• [DATASET SECTION]:
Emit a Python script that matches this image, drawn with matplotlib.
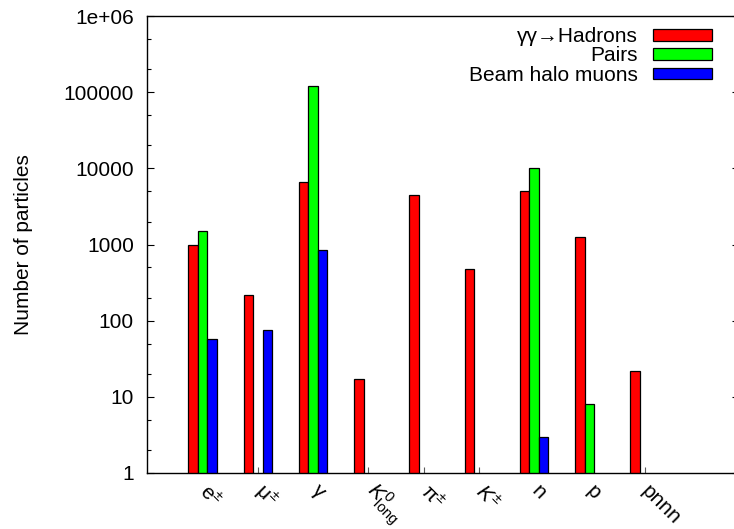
import numpy as np
import matplotlib
matplotlib.use("Agg")
import matplotlib.pyplot as plt
from matplotlib.ticker import FixedLocator, FuncFormatter

plt.rcParams["font.family"] = ["Liberation Sans", "DejaVu Sans"]
plt.rcParams["mathtext.fontset"] = "custom"
plt.rcParams["mathtext.rm"] = "Liberation Sans"
plt.rcParams["mathtext.it"] = "Liberation Sans:italic"

FS = 15

species = [r"$\mathrm{e}^{\pm}$", r"$\mathrm{μ}^{\pm}$", r"$\mathrm{γ}$",
           r"$K^{0}_{\mathrm{long}}$", r"$\mathrm{π}^{\pm}$", r"$K^{\pm}$",
           "n", "p", "pnnn"]
hadrons = [1000, 220, 6600, 17, 4500, 480, 5000, 1250, 22]
pairs = [1500, np.nan, 120000, np.nan, np.nan, np.nan, 10000, 8, np.nan]
halo_muons = [57, 75, 850, np.nan, np.nan, np.nan, 3, np.nan, np.nan]

series = [
    ("γγ→Hadrons", hadrons, "#ff0000"),
    ("Pairs", pairs, "#00ff00"),
    ("Beam halo muons", halo_muons, "#0000ff"),
]

fig = plt.figure(figsize=(7.34, 5.29), dpi=100)
ax = fig.add_axes([146.5 / 734, 1 - 473 / 529, (738.5 - 146.5) / 734, (473 - 16) / 529])

x = np.arange(len(species))
width = 0.17
for k, (name, vals, color) in enumerate(series):
    ax.bar(x + (k - 1) * width, vals, width, color=color, edgecolor="black",
           linewidth=0.9, label=name, zorder=2)

ax.set_yscale("log")
ax.set_ylim(1, 1e6)
ax.set_xlim(-1.015, 9.7)

majors = [1, 10, 100, 1000, 1e4, 1e5, 1e6]
minors = [m * d for d in [1, 10, 100, 1000, 1e4, 1e5] for m in (2, 5)]
ax.yaxis.set_major_locator(FixedLocator(majors))
ax.yaxis.set_minor_locator(FixedLocator(minors))
ax.yaxis.set_major_formatter(FuncFormatter(
    lambda v, p: "1e+06" if v >= 1e6 else f"{int(round(v))}"))
ax.yaxis.set_minor_formatter(FuncFormatter(lambda v, p: ""))
ax.tick_params(axis="y", which="major", direction="in", length=5, width=0.8,
               right=True, labelsize=FS, pad=9)
ax.tick_params(axis="y", which="minor", direction="in", length=2.8, width=0.8,
               right=True)

ax.set_xticks(x)
ax.set_xticklabels(species, rotation=-45, ha="left", va="center",
                   rotation_mode="anchor", fontsize=FS)
ax.tick_params(axis="x", direction="in", length=4.3, width=0.8, top=False,
               pad=11, color="0.35")

for s in ax.spines.values():
    s.set_linewidth(1.0)

ax.set_ylabel("Number of particles", fontsize=FS, labelpad=22)

leg = ax.legend(loc="upper right", bbox_to_anchor=(711.7 / 734, 1 - 27 / 529),
                bbox_transform=fig.transFigure, frameon=False, markerfirst=False,
                fontsize=FS, handlelength=2.8, handleheight=0.5,
                handletextpad=0.75, labelspacing=0.02, borderpad=0,
                borderaxespad=0)

fig.savefig("out.png", dpi=100)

• [GOAL OF THE EXERCISE]: Select from the material above each line in which the string "matplotlib" appears, and list those lines.

• [EXPECTED ANSWER]:
Emit a Python script that matches this image, drawn with matplotlib.
import matplotlib
matplotlib.use("Agg")
import matplotlib.pyplot as plt
from matplotlib.ticker import FixedLocator, FuncFormatter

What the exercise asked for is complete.